LONDON, (Reuters) – Openers Alex Lees and Zak Crawley steered England to the brink of victory over South Africa in the decisive third test at The Oval as the home side reached 97 without loss chasing a modest 130 before bad light intervened on the fourth day yesterday.
Both batsmen came into the test under scrutiny following a poor series, but Crawley raced to 57 from 44 balls with some dominant strokes, and Lees is unbeaten on 32.
The latter was dropped off the first ball of the innings by Marco Jansen at fourth slip, a regulation chance from the bowling of Kagiso Rabada, and England used that good fortune to propel themselves towards a series victory.
South Africa looked ragged in the field, missing two chances to dismiss Crawley as their fight in what has been a competitive series fizzled out.
The umpires took the players from the field with 50 minutes of play still possible, deeming the light not good enough to carry on, having ended play early on Saturday when conditions appeared bright enough to continue.
“It was a great day for us, I thought we bowled really well throughout the day,” England seamer James Anderson told Sky Sports.
“We stuck at our task and kept picking up wickets to put us in a great position.

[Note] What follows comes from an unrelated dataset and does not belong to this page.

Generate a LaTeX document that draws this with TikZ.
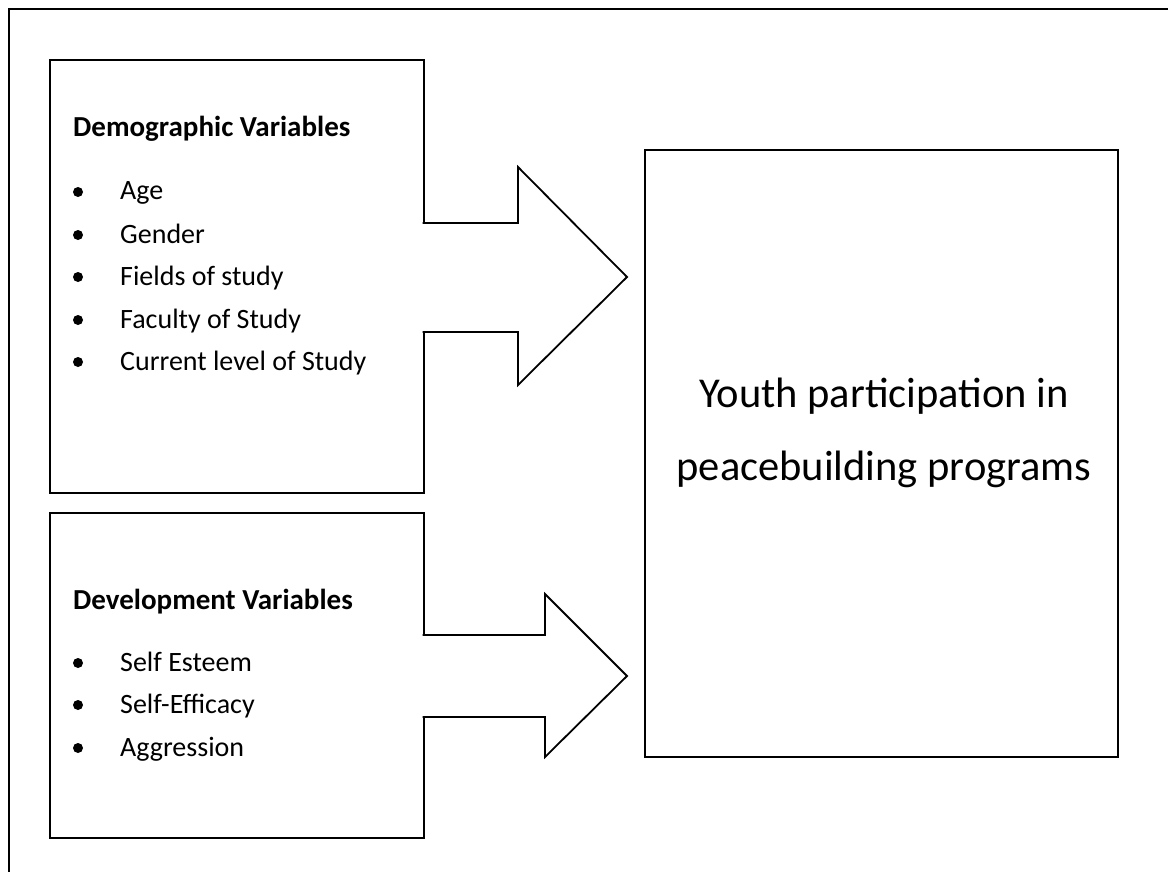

“Then Alex and Zak came out and played exactly how the coach and captain have asked them to play throughout the series and the summer.
“It is frustrating from our point of view (to go off for bad light), the rate we were scoring at it might have only needed five or six more overs and with a good crowd in here it would have been nice to finish it off.”
England will come back to complete the job on Monday, which is the fifth day of a test that only saw the first ball bowled on Saturday.
Thursday’s play was washed out by rain and Friday was cancelled as a mark of respect following the death of Queen Elizabeth.
England had earlier bowled South Africa out for 169 in their second innings, the home seamers using the swing and seam available in a masterclass of maximising conditions.
South Africa captain Dean Elgar top-scored with 36, but Stuart Broad (3-45), a hobbling Ben Stokes (3-39), James Anderson (2-37) and Ollie Robinson (2-40) were superb in extracting assistance from the wicket.
England started the day on 154-7 in their first innings, but lost their last three wickets inside 13 minutes for the addition of only four runs as Jansen took career-best figures of 5-35.
In all, 30 wickets have fallen in six sessions.